Archive for Thursday, September 27, 2007

Exercise important in Parkinson disease

September 27, 2007

Exercise is important in Parkinson disease

Parkinson disease is a serious neurological disorder that affects many older adults. As it is a progressive disorder, it can be difficult to diagnose, as the symptoms may not all appear at once and become more profound as time goes by. There is no known cure for Parkinson disease, but medication therapy coupled with a program of physical therapy has been shown to be effective in delaying or limiting some its debilitating effects.
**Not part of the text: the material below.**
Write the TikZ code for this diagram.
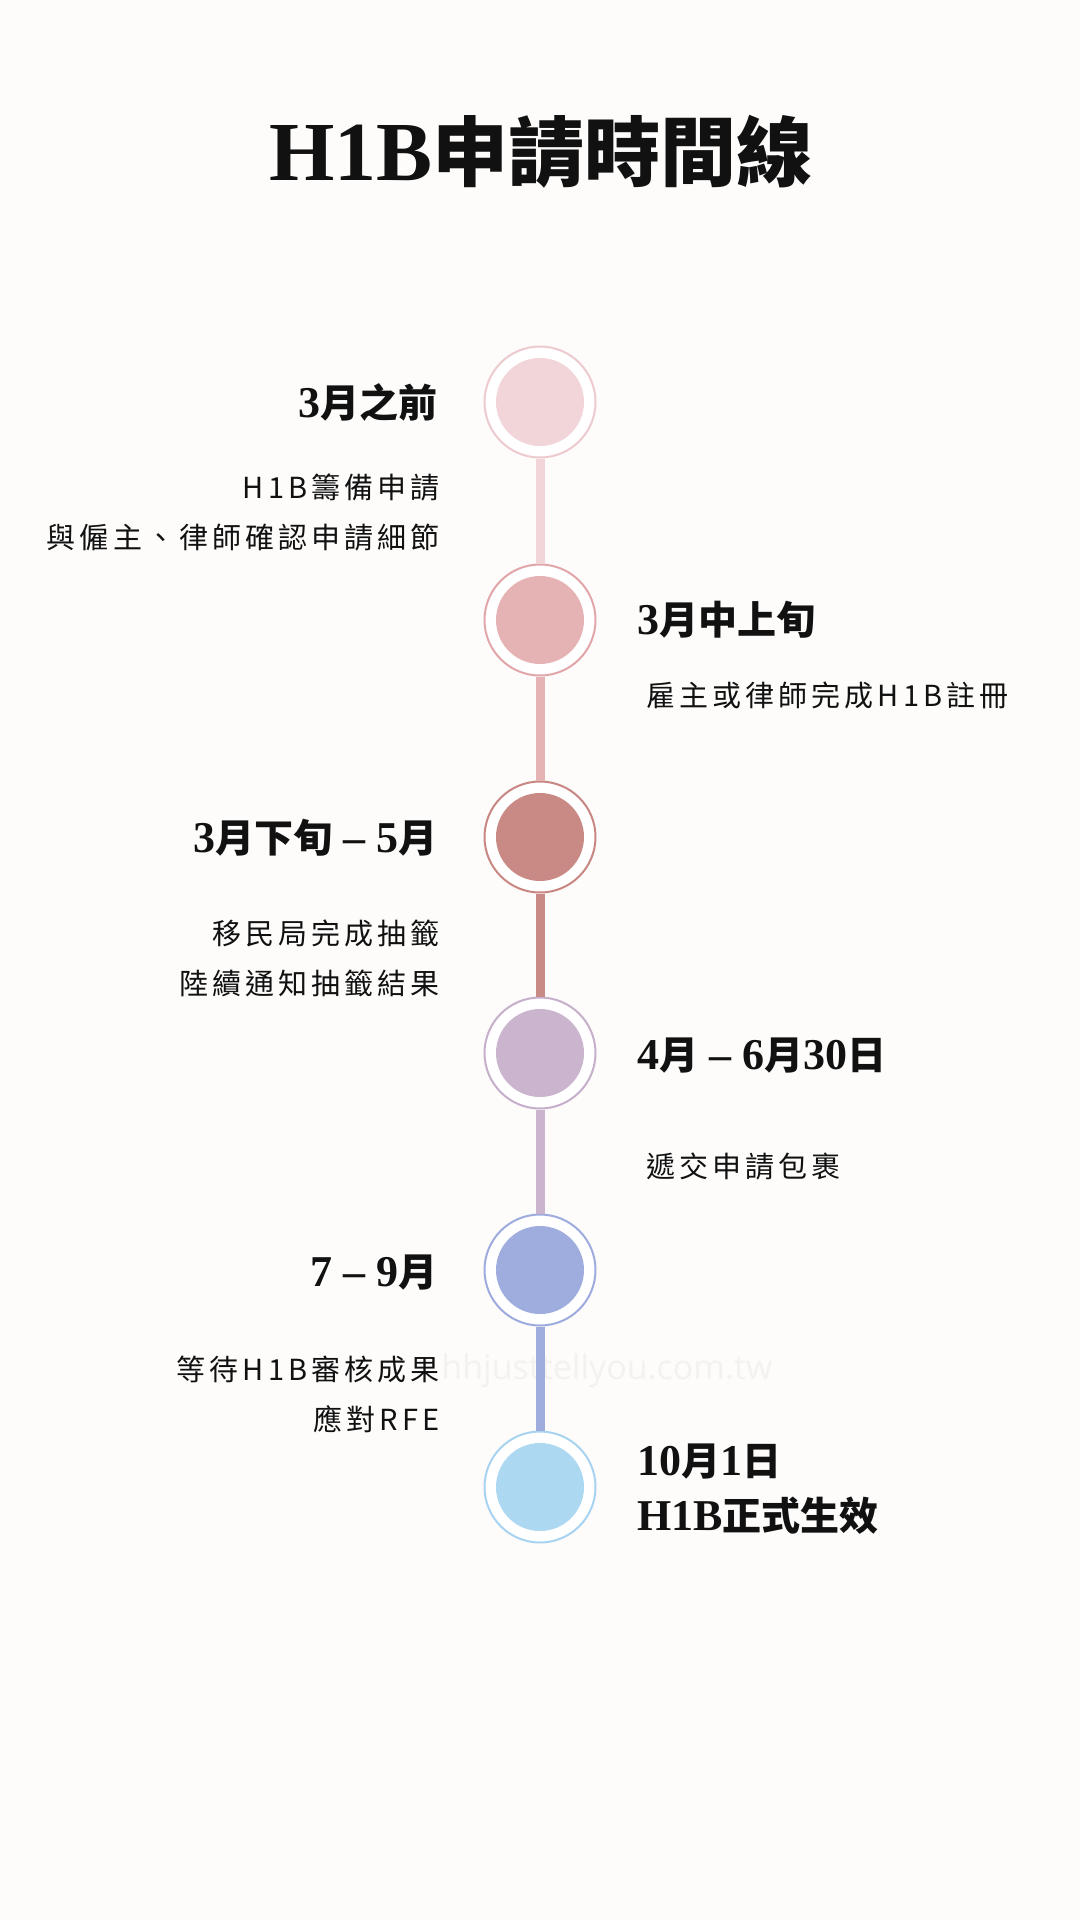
\documentclass[tikz,border=0pt]{standalone}
\usepackage{fontspec}
\newfontfamily\serb{Liberation Serif}
\newfontfamily\cjk{Noto Sans CJK TC}
\newfontfamily\bodyf{Noto Sans CJK TC}[LetterSpace=14]
\newfontfamily\wmf{Open Sans}
\newcommand\hdig[1]{{\serb\bfseries\fontsize{22}{26}\selectfont #1}}
\newcommand\hcjk[1]{{\cjk\bfseries\fontsize{19.5}{24}\selectfont #1}}
\definecolor{bg}{HTML}{FDFCFB}
\definecolor{fa}{HTML}{F2D5D8}\definecolor{ra}{HTML}{EDCACE}
\definecolor{fb}{HTML}{E6B3B5}\definecolor{rb}{HTML}{E0A6AA}
\definecolor{fc}{HTML}{C98A85}\definecolor{rc}{HTML}{C98783}
\definecolor{fd}{HTML}{CBB4CE}\definecolor{rd}{HTML}{C6AFCA}
\definecolor{fe}{HTML}{9FADDE}\definecolor{re}{HTML}{9DABDD}
\definecolor{ff}{HTML}{ADD8F2}\definecolor{rf}{HTML}{A8D3F0}
\definecolor{wm}{HTML}{F4F2F1}
\definecolor{ink}{HTML}{111111}
\tikzset{
  ring/.style={circle, minimum size=55.5pt, inner sep=0pt, fill=white, line width=1pt},
  disc/.style={circle, minimum size=44pt, inner sep=0pt},
  conn/.style={line width=4.5pt},
  heading/.style={inner sep=0pt, text=ink},
  bodytxt/.style={font=\bodyf\fontsize{14.5}{17}\selectfont, inner sep=0pt, text=ink},
}
\begin{document}
\begin{tikzpicture}[x=0.5pt,y=-0.5pt]
\fill[bg] (0,0) rectangle (1080,1920);
\useasboundingbox (0,0) rectangle (1080,1920);

% title
\node[anchor=base, inner sep=0pt, text=ink] (title) at (541,181)
  {{\serb\bfseries\fontsize{42}{48}\selectfont H1B}{\cjk\bfseries\fontsize{38}{44}\selectfont 申請時間線}};

% watermark
\node[anchor=base west, inner sep=0pt, text=wm, font=\wmf\fontsize{17}{20}\selectfont] (wmark) at (441,1379) {hhjusttellyou.com.tw};

% circles
\node[ring, draw=ra] (c1) at (540,402) {};
\node[ring, draw=rb] (c2) at (540,620) {};
\node[ring, draw=rc] (c3) at (540,837) {};
\node[ring, draw=rd] (c4) at (540,1053) {};
\node[ring, draw=re] (c5) at (540,1270) {};
\node[ring, draw=rf] (c6) at (540,1487) {};
\node[disc, fill=fa] (d1) at (c1) {};
\node[disc, fill=fb] (d2) at (c2) {};
\node[disc, fill=fc] (d3) at (c3) {};
\node[disc, fill=fd] (d4) at (c4) {};
\node[disc, fill=fe] (d5) at (c5) {};
\node[disc, fill=ff] (d6) at (c6) {};

% connectors
\draw[conn, fa] (c1.south) -- (c2.north);
\draw[conn, fb] (c2.south) -- (c3.north);
\draw[conn, fc] (c3.south) -- (c4.north);
\draw[conn, fd] (c4.south) -- (c5.north);
\draw[conn, fe] (c5.south) -- (c6.north);

% step 1 (left)
\node[heading, anchor=base east] (h1) at (438,417) {\hdig{3}\hcjk{月之前}};
\node[bodytxt, anchor=base east] (b1a) at (440,498) {H1B籌備申請};
\node[bodytxt, anchor=base east] (b1b) at (440,548) {與僱主、律師確認申請細節};

% step 2 (right)
\node[heading, anchor=base west] (h2) at (637,634) {\hdig{3}\hcjk{月中上旬}};
\node[bodytxt, anchor=base west] (b2) at (646,706) {雇主或律師完成H1B註冊};

% step 3 (left)
\node[heading, anchor=base east] (h3) at (438,852) {\hdig{3}\hcjk{月下旬}\hdig{~–~5}\hcjk{月}};
\node[bodytxt, anchor=base east] (b3a) at (440,944) {移民局完成抽籤};
\node[bodytxt, anchor=base east] (b3b) at (440,994) {陸續通知抽籤結果};

% step 4 (right)
\node[heading, anchor=base west] (h4) at (637,1069) {\hdig{4}\hcjk{月}\hdig{~–~6}\hcjk{月}\hdig{30}\hcjk{日}};
\node[bodytxt, anchor=base west] (b4) at (646,1177) {遞交申請包裹};

% step 5 (left)
\node[heading, anchor=base east] (h5) at (438,1286) {\hdig{7~–~9}\hcjk{月}};
\node[bodytxt, anchor=base east] (b5a) at (440,1380) {等待H1B審核成果};
\node[bodytxt, anchor=base east] (b5b) at (440,1430) {應對RFE};

% step 6 (right)
\node[heading, anchor=base west] (h6a) at (637,1475) {\hdig{10}\hcjk{月}\hdig{1}\hcjk{日}};
\node[heading, anchor=base west] (h6b) at (637,1530) {\hdig{H1B}\hcjk{正式生效}};
\end{tikzpicture}
\end{document}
Some of the symptoms of Parkinson disease are problems that are commonly associated with aging, but are more severe. They can include a slowing of movement, difficulty walking or rising from a lying or sitting position, loss of balance, and trouble going to the toilet or getting dressed. Muscles in the hips, shoulders, and neck can tighten up and cause a bending forward of the posture. It may be hard to get comfortable lying down. Resting tremors are another common symptom. Loss of rotational movement in the trunk can make it difficult to roll out of bed or turn your neck and torso to look behind you.

By all means see a doctor if you experience these symptoms. Don't wait until they cause you a serious problem, like a fall caused by loss of balance or pain from poor posture; be proactive. The doctor can prescribe medication, which can help reduce many of the movement problems. They can be very effective when taken as prescribed. Sometimes, however, the medications lose effectiveness over time or produce unwanted side effects. Sometimes the medications will need to be changed.

Be sure to ask your doctor about physical therapy. An aggressive exercise program has been shown in many studies to help improve the symptoms of Parkinson disease in most patients. Typically, a physical therapist will design a program that emphasizes trunk, arm and leg strength. Improving trunk strength has been shown to especially be effective in helping with posture, balance and cardiopulmonary issues. These improvements have been shown to be comparable to those improvements demonstrated by normal, healthy older adults. Most of these exercises can easily be performed in the home.

A physical therapist also will focus on balance training and range-of-motion exercises that are aimed at improving flexibility and to help the patient remain as able-bodied and independent for as long as possible. These exercises have been shown to be effective in also limiting postural problems, helping to straighten the hips, legs, and spine.

Because patients with Parkinson disease often have tightened chest muscles, they may find breathing difficult. This inability to breathe deeply can cause fatigue and can become a real problem during cold and flu season. A physical therapist can help with exercises for chest expansion, breathing exercises, and a safe aerobic exercise program that will not overly stress the cardiovascular system.

You also will be exposed to a stretching regimen. It is important to get professional help when learning to stretch properly, as tight muscles and joints must be carefully stretched over a long period of time to avoid damaging tissue. Stretching can aid in retaining flexibility and good posture.

Exercise and stretching have been clinically shown to have important benefits for those suffering from Parkinson disease. Physical therapists are well trained in designing programs to help people deal with the loss of motion, postural changes and other problems that are symptomatic in most patients.

Even though it is an incurable disease, the correct exercise and stretching regimen along with medication therapy can be of immense help in treating these debilitating symptoms. So, if you or someone you know has Parkinson disease, recommend they see a physical therapist.

October is National Physical Therapy Month with the slogan: "Physical Therapy, the Science of Healing, the Art of Caring."